Pierre Sopor 4 février 2017

Début 2016, DAVID BOWIE sortait Blackstar, un de ses meilleurs albums, et puis mourrais. Tout semblait parfaitement planifié, et dans sa dernière pirouette, l'artiste donnait donc à son dernier album une dimension toute particulière, mettant en scène son départ. Deux semaines plus tard, AMANDA PALMER sortait un EP de reprises en hommage à ce génie. Aidée du compositeur Jherek Bischoff et de quelques invités, la chanteuse s'attaque donc à cinq morceaux mythiques revisités par des violons et violoncelles.
C'est presque en toute logique que Strung Out In Heaven s'ouvre sur Blackstar, une des chansons les plus hantées de Bowie. Les cordes remplacent ici les saxophones et donnent à ce titre un nouveau souffle, moins sombre mais tout aussi envoûtant. Ils sont d'ailleurs bien aidées par la présence de Anna Calvi au chant. On replonge ensuite dans le passé avec Space Oddity, où les cordes donnent une dimension plus théâtrale à ce morceau culte, mais aussi plus angoissante, comme lors du décollage. Les murmures graves d'Amanda Palmer en introduction rappellent furieusement Bowie, avant que son génial écrivain de mari Neil Gaiman ne vienne poser sa voix basse, élégante et so british le temps du décompte. Après une première partie toute en retenue, le chant se libère alors que le morceau décolle, et c'est très beau. On enchaîne naturellement avec Ashes to Ashes, suite du morceau sortie une décennie plus tard. L'alchimie chant / cordes fonctionne décidément à merveille, apportant à ces titres mythiques une nouvelle dimension sans les trahir. On quitte l'espace avec Heroes et sa version allemande, Helden, probablement inévitables. Encore une fois, les ressemblances entre le chant de Amanda Palmer et celui de Bowie sont troublantes. Pour sa conclusion, Strung Out In Heaven retourne dans l'espace avec Life On Mars, dans une version uniquement instrumentale. Amanda Palmer l'avait déjà reprise avec les DRESDEN DOLLS, et l'absence de voix ici donne au titre une nouvelle force presque cinématographique, une nouvelle portée émotionnelle. L'adieu fonctionne à merveille alors que le rideau retombe doucement..
Enregistré en deux semaines et financé par des dons sur internet, Strung Out In Heaven est un magnifique hommage, à la fois fidèle et inventif. On pourrait pinailler sur le choix très classique des titres : plutôt que les deux versions de Heroes, il aurait été intéressant de voir ce que les cordes auraient pu donner sur un titre de l'album Low par exemple, quitte à rester dans la période berlinoise.
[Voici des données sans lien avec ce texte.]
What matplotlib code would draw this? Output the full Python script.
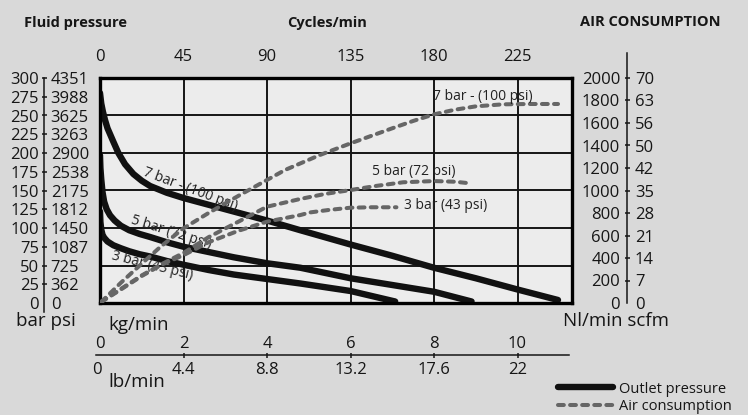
import matplotlib.pyplot as plt

plt.rcParams['font.family'] = ['Open Sans', 'DejaVu Sans']

W, H = 748, 415
PX_PER_KG = 41.75

# outlet pressure curves: kg/min -> bar
p7_kg = [0.0, 0.03, 0.07, 0.12, 0.18, 0.25, 0.32, 0.44, 0.6, 0.8, 1.0, 1.2, 1.6, 2.0,
         2.6, 3.2, 4.0, 4.8, 6.0, 7.0, 8.0, 9.0, 10.0, 10.97]
p7_bar = [280, 266, 255, 244, 233, 224, 215, 200, 185, 172, 163, 156, 147, 140,
          131, 122, 110, 97, 78, 63, 47, 33, 18, 4]
p5_kg = [0.0, 0.01, 0.03, 0.06, 0.1, 0.16, 0.24, 0.35, 0.5, 0.7, 0.95, 1.2, 1.6, 2.0,
         2.6, 3.2, 4.0, 4.8, 6.0, 7.0, 8.0, 8.9]
p5_bar = [197, 180, 165, 148, 135, 125, 117, 110, 103, 97, 92, 88, 81, 75,
          68, 61, 53, 47, 33, 24, 15, 2]
p3_kg = [0.0, 0.01, 0.03, 0.06, 0.1, 0.18, 0.32, 0.5, 0.7, 0.95, 1.2, 1.6, 2.0,
         2.6, 3.2, 4.0, 4.8, 6.0, 7.07]
p3_bar = [122, 108, 98, 91, 87, 82, 77, 73, 69, 65, 62, 56, 51,
          44, 38, 32, 26, 16, 2]

# air consumption curves: kg/min -> Nl/min
a7_kg = [0.03, 0.5, 1.0, 1.45, 2.0, 2.6, 3.35, 4.07, 4.43, 5.27, 6.0, 7.0, 7.5, 8.0,
         8.5, 9.0, 9.65, 10.3, 10.97]
a7_nl = [10, 180, 350, 500, 664, 800, 960, 1108, 1182, 1316, 1419, 1553, 1618, 1677,
         1718, 1748, 1766, 1769, 1769]
a5_kg = [0.03, 0.5, 1.0, 1.5, 2.0, 2.6, 3.3, 4.0, 4.8, 5.4, 6.0, 6.6, 7.26, 8.0, 8.5, 8.86]
a5_nl = [10, 125, 245, 350, 445, 585, 720, 856, 925, 970, 1004, 1040, 1073, 1084, 1078, 1064]
a3_kg = [0.03, 0.5, 1.0, 1.5, 2.0, 2.6, 3.3, 4.0, 4.8, 5.03, 5.5, 6.0, 6.5, 7.1]
a3_nl = [10, 120, 240, 345, 425, 540, 640, 723, 782, 805, 828, 847, 851, 851]

# scales
cycles_ticks = [0, 45, 90, 135, 180, 225]
grid_bar = [50, 100, 150, 200, 250]
bar_ticks = [25, 50, 75, 100, 125, 150, 175, 200, 225, 250, 275, 300]
psi_labels = ['362', '725', '1087', '1450', '1812', '2175', '2538', '2900', '3263', '3625', '3988', '4351']
nl_ticks = [200, 400, 600, 800, 1000, 1200, 1400, 1600, 1800, 2000]
scfm_labels = ['7', '14', '21', '28', '35', '42', '50', '56', '63', '70']
kg_ticks = [2, 4, 6, 8, 10]
kg_labels = ['0', '2', '4', '6', '8', '10']
lb_labels = ['4.4', '8.8', '13.2', '17.6', '22']

BG = '#d9d9d9'
PLOT_BG = '#ececec'
INK = '#161616'
GRAY = '#666666'


def box(x0, y0, x1, y1):
    return [x0 / W, 1 - y1 / H, (x1 - x0) / W, (y1 - y0) / H]


def ftext(x, y, s, **kw):
    fig.text(x / W, 1 - y / H, s, color=INK, va='baseline', **kw)


fig = plt.figure(figsize=(W / 100, H / 100), dpi=100, facecolor=BG)

# main plot
ax = fig.add_axes(box(100, 78, 572, 303))
ax.set_facecolor(PLOT_BG)
ax.set_xlim(0, 472 / PX_PER_KG)
ax.set_ylim(0, 300)
ax.set_xticks(kg_ticks)
ax.set_yticks(grid_bar)
ax.tick_params(length=0, labelbottom=False, labelleft=False)
ax.grid(color=INK, lw=1.4)
for s in ax.spines.values():
    s.set_linewidth(2.4)
    s.set_color('black')

solid = dict(color='#111111', lw=4.6, solid_capstyle='round', solid_joinstyle='round')
l_out, = ax.plot(p7_kg, p7_bar, **solid)
ax.plot(p5_kg, p5_bar, **solid)
ax.plot(p3_kg, p3_bar, **solid)

lab = dict(fontsize=10, color='#222222', ha='center', va='center', rotation_mode='anchor')
ax.text(2.16, 152, '7 bar - (100 psi)', rotation=-20.5, **lab)
ax.text(1.70, 94, '5 bar (72 psi)', rotation=-17.5, **lab)
ax.text(1.24, 49, '3 bar (43 psi)', rotation=-14, **lab)

tw = ax.twinx()
tw.set_ylim(0, 2000)
tw.set_yticks([])
for s in tw.spines.values():
    s.set_visible(False)
dashed = dict(color=GRAY, lw=2.9, dashes=(1.45, 1.55), dash_capstyle='round')
l_air, = tw.plot(a7_kg, a7_nl, **dashed)
tw.plot(a5_kg, a5_nl, **dashed)
tw.plot(a3_kg, a3_nl, **dashed)
dl = dict(fontsize=10, color='#222222', ha='left', va='center')
tw.text(7.97, 1834, '7 bar - (100 psi)', **dl)
tw.text(6.51, 1167, '5 bar (72 psi)', **dl)
tw.text(7.28, 865, '3 bar (43 psi)', **dl)

# cycles/min on top
sec = ax.secondary_xaxis('top', functions=(lambda k: k * 22.5, lambda c: c / 22.5))
sec.set_xticks(cycles_ticks)
sec.tick_params(length=0, pad=9.4, labelsize=12, labelcolor=INK)
sec.spines['top'].set_visible(False)


def scale_axis(rect, ylim, ticks, left_labels, right_labels, left_pad, right_pad):
    a = fig.add_axes(rect)
    a.patch.set_visible(False)
    a.set_ylim(*ylim)
    a.set_xticks([])
    for k in ['right', 'top', 'bottom']:
        a.spines[k].set_visible(False)
    a.spines['left'].set_linewidth(1.1)
    a.spines['left'].set_color(INK)
    a.set_yticks(ticks)
    a.set_yticklabels(left_labels)
    a.set_yticks([0], minor=True)
    a.set_yticklabels(['0'], minor=True)
    a.tick_params(axis='y', which='major', direction='inout', length=3.6, width=1.1,
                  color=INK, pad=left_pad, labelsize=12, labelcolor=INK)
    a.tick_params(axis='y', which='minor', length=0, pad=left_pad + 1.8,
                  labelsize=12, labelcolor=INK)
    b = a.twinx()
    b.set_ylim(*ylim)
    for s in b.spines.values():
        s.set_visible(False)
    b.set_yticks(ticks)
    b.set_yticklabels(right_labels)
    b.set_yticks([0], minor=True)
    b.set_yticklabels(['0'], minor=True)
    b.tick_params(axis='y', which='both', length=0, pad=right_pad,
                  labelsize=12, labelcolor=INK)
    return a


# fluid pressure scale (bar | psi)
scale_axis(box(44, 78, 44.01, 312), (-12, 300), bar_ticks,
           [str(v) for v in bar_ticks], psi_labels, 1.8, 4.8)
# air consumption scale (Nl/min | scfm)
scale_axis(box(627, 53, 627.01, 303), (0, 2000 * 250 / 225), nl_ticks,
           [str(v) for v in nl_ticks], scfm_labels, 3.2, 5.6)

# flow scale at the bottom (kg/min above, lb/min below)
axb = fig.add_axes(box(96, 355, 569, 355.01))
axb.patch.set_visible(False)
axb.set_xlim(-4 / PX_PER_KG, 469 / PX_PER_KG)
axb.set_yticks([])
for k in ['left', 'right', 'top']:
    axb.spines[k].set_visible(False)
axb.spines['bottom'].set_linewidth(1.1)
axb.spines['bottom'].set_color(INK)
axb.set_xticks(kg_ticks)
axb.set_xticklabels(lb_labels)
axb.set_xticks([-0.085], minor=True)
axb.set_xticklabels(['0'], minor=True)
axb.tick_params(axis='x', which='major', direction='inout', length=3.6, width=1.1,
                color=INK, pad=3.2, labelsize=12, labelcolor=INK)
axb.tick_params(axis='x', which='minor', length=0, pad=5.0, labelsize=12, labelcolor=INK)
axk = axb.twiny()
axk.set_xlim(axb.get_xlim())
for s in axk.spines.values():
    s.set_visible(False)
axk.set_xticks([0] + kg_ticks)
axk.set_xticklabels(kg_labels)
axk.tick_params(axis='x', length=0, pad=2, labelsize=12, labelcolor=INK)

# titles and unit labels
ftext(24, 26.5, 'Fluid pressure', fontsize=10.5, fontweight='bold')
ftext(327, 26.5, 'Cycles/min', fontsize=10.5, fontweight='bold', ha='center')
ftext(580, 26.5, 'AIR CONSUMPTION', fontsize=10.5, fontweight='bold')
ftext(16, 326.5, 'bar psi', fontsize=13.5)
ftext(563, 326, 'Nl/min scfm', fontsize=13.5)
ftext(108, 330, 'kg/min', fontsize=13.5)
ftext(108, 386.5, 'lb/min', fontsize=13.5)

fig.legend(handles=[l_out, l_air], labels=['Outlet pressure', 'Air consumption'],
           loc='center left', bbox_to_anchor=(558 / W, 1 - 398 / H), frameon=False,
           fontsize=10.5, handlelength=3.75, handletextpad=0.45, borderpad=0,
           borderaxespad=0, labelspacing=0.2, labelcolor=INK)

fig.savefig('out.png', dpi=100, facecolor=BG)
Mais il s'agit ici d'un format court, ce qui impose des choix. Et comme le disait Amanda Palmer sur scène quelques mois plus tard, juste après avoir appris le décès de LEONARD COHEN : "certaines chansons ont été reprises tant de fois parce qu'elles sont si bonnes"... Impossible de lui reprocher donc le choix des morceaux. L'hommage est superbe, et l'artiste renouera avec Jherek Bischoff pour des reprises de PRINCE et LEONARD COHEN au cours de cette fichue année 2016, mais ça c'est une autre histoire....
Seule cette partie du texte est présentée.